In 1898, NU established a School of Domestic Science, which requested that Bouton organize it. In 1894, Bouton had met with Ellen Swallow, a leader in organizing college-level courses related to home economics. Bouton began her work in developing this program. She was given an initial $15 from the school to acquire appliances including tables, sinks, stoves, cupboards, and other supplies. While this was not enough to equip the classroom properly, she also received funding from the chemistry department with Nicholson's help. Bouton often spent her own money on supplies and training. In the summer of 1898, she went to Boston. to learn more about domestic science.

When the school opened, there were 11 students enrolled. Within two years, the enrollment had increased to 41, and Bouton was named the director. In 1906, the School of Domestic Science grew from a two-year to a four-year program and was later renamed the College of Home Economics. The school continued to expand, and Bouton designed a new school that was built in 1908. In 1912, enrollment for the school reached over 300 students. The school had also hired more trained instructors who took over for Bouton in 1912 when she was asked to step down from her position. At the age of 51, she resigned from NU and moved out of Nebraska.

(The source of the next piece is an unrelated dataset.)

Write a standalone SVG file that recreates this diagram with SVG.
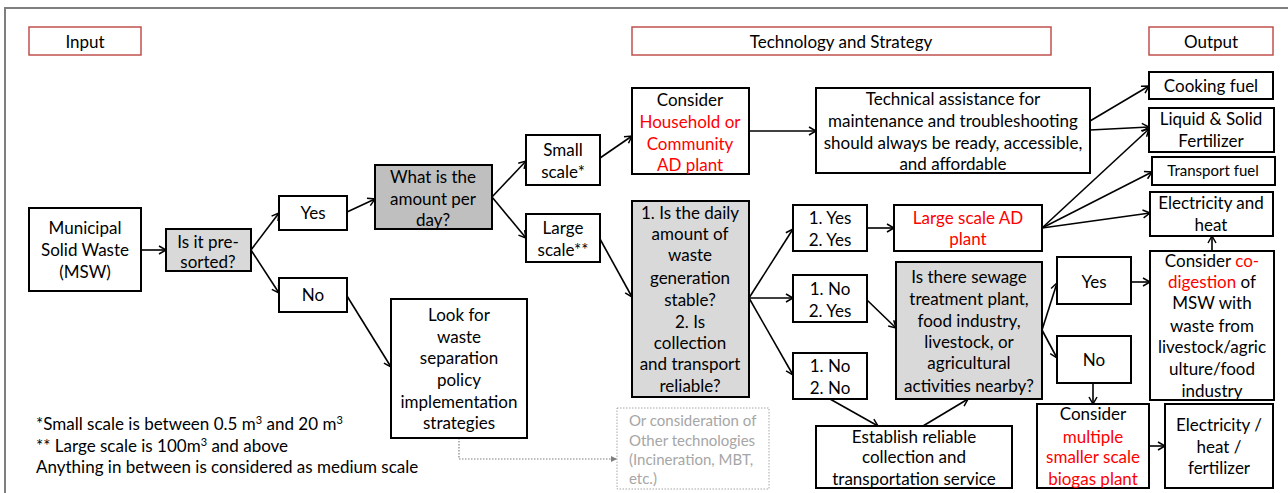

=== 1916–1951: Later career ===
From 1912 to 1916, Bouton lived in San Diego, California, where she ran a small speciality bakery. After the bakery's failure, she reentered the education industry and began teaching home economics courses at a high school in a small town in Arizona for about a year. She accepted a position to become a home demonstration agent for the Arizona Agricultural Extension Services where she served in communities helping women and working as a nurse and counselor. At the age of 74, she retired and moved back to California to live with her sister. After fighting a long illness, Bouton died in Pomona, California, on February 15, 1951.

== Legacy ==
A women's dormitory at NU was named in honor of Bouton's contributions.